I received the same request, verbatim, from a reporter, as I sat at a table in front of the by-then closed Zaney’s coffeeshop on Saturday, a week after Bergdahl’s release. Like the rest of the town, Sue Martin of Zaney’s was tired of the media and the threats, and had locked the doors to the business, leaving a notice on the door reading “Sue says: Media and other enquiries, please contact Blaine County Commissioner Larry Schoen.”
“We had not anticipated the vitriol,” Martin told the British Broadcasting Company (BBC) in an interview aired on international television. “This is our homeboy… this is our child.”
Much of the criticism regarding Bergdahl’s disappearance stems from statements made by members of his own unit, who claim that the soldier simply walked away from his post, and that fellow soldiers gave their lives searching for a man many describe as a deserter. The Pioneer spoke with a Bozeman soldier who recently got out of the U.S. Army, and who served in the same unit as Bergdahl.

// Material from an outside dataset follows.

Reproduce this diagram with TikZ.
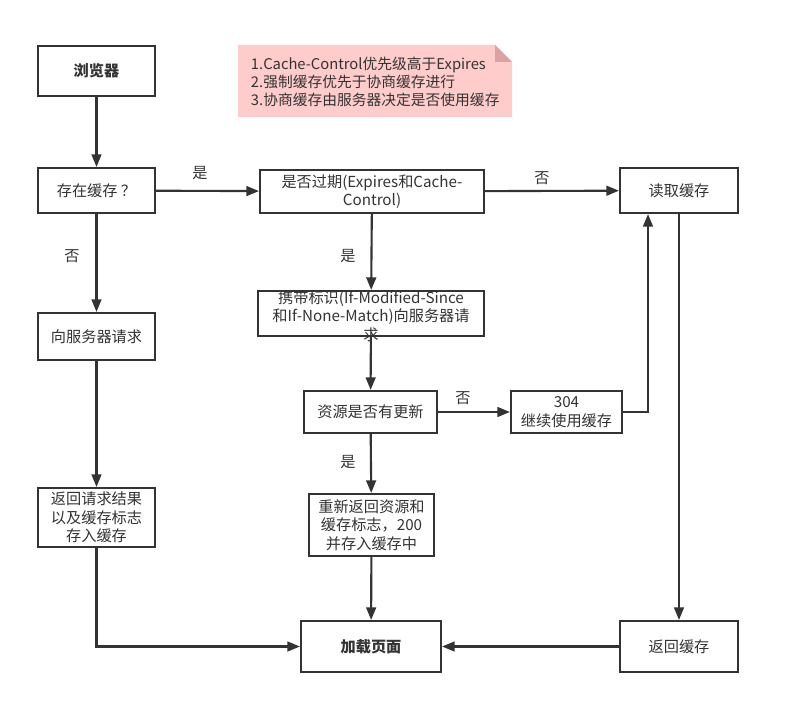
\documentclass[tikz,border=0pt]{standalone}
\usepackage{fontspec}
\setmainfont{Noto Sans CJK SC}
\usetikzlibrary{arrows.meta, calc}
\definecolor{lineGray}{HTML}{333333}
\definecolor{notePink}{HTML}{FFCCCC}
\definecolor{foldPink}{HTML}{D9A3A3}

\begin{document}
\begin{tikzpicture}[
  x=0.025cm, y=-0.025cm,
  fbox/.style={draw=lineGray, fill=white, line width=1.5pt, align=center, inner sep=2pt,
    text=lineGray, font=\fontsize{10.8}{13.3}\selectfont},
  sz/.style 2 args={minimum width=#1*0.025cm, minimum height=#2*0.025cm},
  flow/.style={draw=lineGray, line width=1.5pt, -{Triangle[length=9pt,width=7pt]}},
  tag/.style={text=lineGray, font=\fontsize{10.8}{13.3}\selectfont}
]
  \useasboundingbox (0,0) rectangle (806,707);

  % note
  \fill[notePink] (238,45) -- (495,45) -- (512,62) -- (512,117) -- (238,117) -- cycle;
  \fill[foldPink] (495,45) -- (512,62) -- (495,62) -- cycle;
  \node[tag, align=left, anchor=west, font=\fontsize{10.5}{13}\selectfont] (note) at (246,82) {
    1.Cache-Control优先级高于Expires\\
    2.强制缓存优先于协商缓存进行\\
    3.协商缓存由服务器决定是否使用缓存
  };

  % left column
  \node[fbox, sz={117}{50}, font=\bfseries\fontsize{10.8}{13.3}\selectfont] (browser) at (96.5,71) {浏览器};
  \node[fbox, sz={117}{45}] (exist) at (96.5,190.5) {存在缓存 ？};
  \node[fbox, sz={117}{47}] (request) at (96.5,336.5) {向服务器请求};
  \node[fbox, sz={117}{59}] (result) at (96.5,517.5) {返回请求结果\\以及缓存标志\\存入缓存};

  % middle column
  \node[fbox, sz={224}{43}] (expire) at (372,191.5) {是否过期(Expires和Cache-\\Control)};
  \node[fbox, sz={226}{45}] (carry) at (371,313.5) {};
  \node[tag, align=center] (carrytext) at (371,316) {携带标识(If-Modified-Since\\和If-None-Match)向服务器请\\求};
  \node[fbox, sz={133}{42}] (update) at (370.5,412) {资源是否有更新};
  \node[fbox, sz={111}{42}] (keep304) at (566.5,412) {304\\继续使用缓存};
  \node[fbox, sz={125}{62}] (renew) at (371.5,525) {重新返回资源和\\缓存标志，200\\并存入缓存中};
  \node[fbox, sz={140}{51}, font=\bfseries\fontsize{10.8}{13.3}\selectfont] (load) at (371,646.5) {加载页面};

  % right column
  \node[fbox, sz={118}{45}] (read) at (679,190.5) {读取缓存};
  \node[fbox, sz={118}{51}] (back) at (679,646.5) {返回缓存};

  % connectors
  \draw[flow] (browser) -- (exist);
  \draw[flow] (exist) -- (expire);
  \draw[flow] (expire) -- (read);
  \draw[flow] (exist) -- (request);
  \draw[flow] (request) -- (result);
  \draw[flow] (result.south) |- (load.west);
  \draw[flow] (expire) -- (carry);
  \draw[flow] (carry) -- (update);
  \draw[flow] (update) -- (keep304);
  \coordinate (bend) at (648,412);
  \draw[flow] (keep304.east) -- (bend) -- (bend |- read.south);
  \draw[flow] (update) -- (renew);
  \draw[flow] (renew) -- (load);
  \draw[flow] (read) -- (back);
  \draw[flow] (back) -- (load);

  % labels
  \node[tag] (yes1) at (200,173) {是};
  \node[tag] (no1) at (542,178) {否};
  \node[tag] (no2) at (72,256) {否};
  \node[tag] (yes2) at (348,256) {是};
  \node[tag] (no3) at (463,398) {否};
  \node[tag] (yes3) at (348,462) {是};
\end{tikzpicture}
\end{document}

“When I first got to my unit [in Fort Richardson, Alaska], the first thing I heard about was ole’ Bowe Bergdahl,” said the soldier, who did not want to be identified by name in this story because of the controversy surrounding Bergdahl, and because an official military enquiry into the affair has not been completed. He said he reported to the unit in February of 2010, several months after Bergdahl’s capture, yet he heard about the incident from fellow soldiers “immediately” upon arrival at Fort Richardson.

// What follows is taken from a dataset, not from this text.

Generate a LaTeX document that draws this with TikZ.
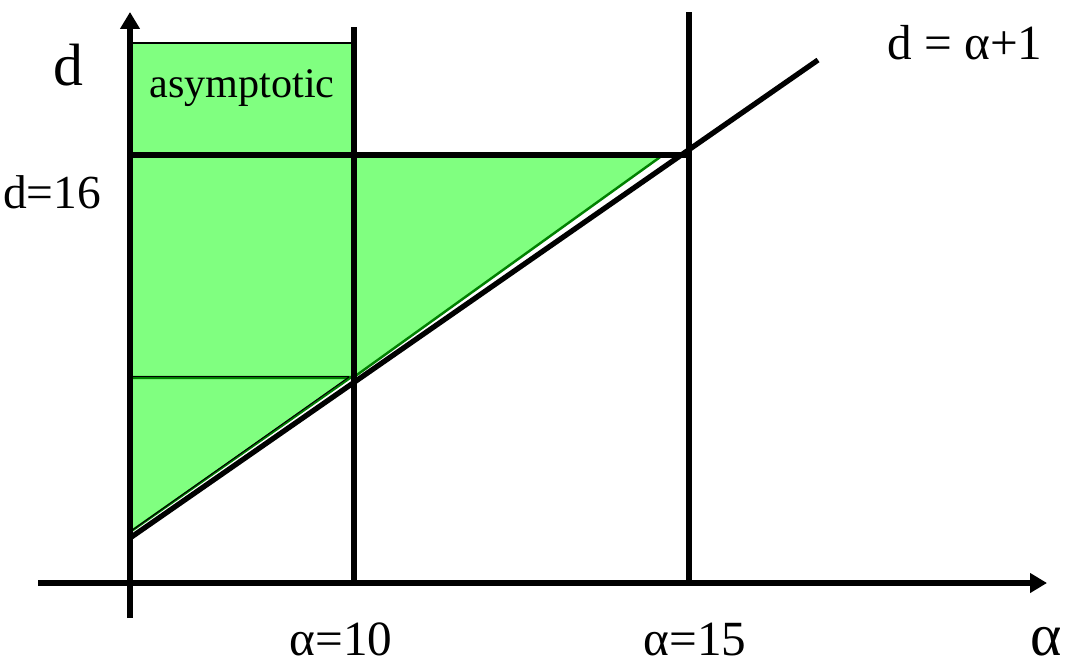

“[They said] he was disillusioned with the American way of life,” the soldier told the Pioneer. “He had been telling his dad this for years. After his night watch, he just walked off…he had been asking strange questions, asking if he would get into trouble if he did this or that. I heard that he left most everything behind, packed and stacked on his bed, and left with only a notebook and camera, and that’s all. I heard that some of the locals (Afghans) had come across an American crawling through the weeds looking for the Taliban.” The conversation with the Bozeman soldier seemed to reiterate what other soldiers from Bergdahl’s unit were saying.
“I think he’s a bad guy, or that he’s mentally bent,” the soldier told the Pioneer. “Right after he left, attacks by the Taliban in the area ramped up. Some of our guys say there’s a video of him training the Taliban. I don’t know what his deal is…I guess we’ll find out. I’d like to see him tried, but I have a feeling even if he was tried, it would only [result] in time served [as a captive of the Taliban]. I’m curious to see…but we know he wasn’t captured…our guys know he walked.”
Until that military report is complete and made available for review, the tale regarding Bowe Bergdahl’s disappearance cannot be complete, but speculation will continue to surround the story. And in Hailey, though the media may be gone, the yellow ribbons remain.
“We’re still very supportive [of Bowe],” Sue Martin of Zaney’s coffee house told the Pioneer in a brief phone interview on June 25. “Yellow ribbons are still up, and people are still coming in to get more.”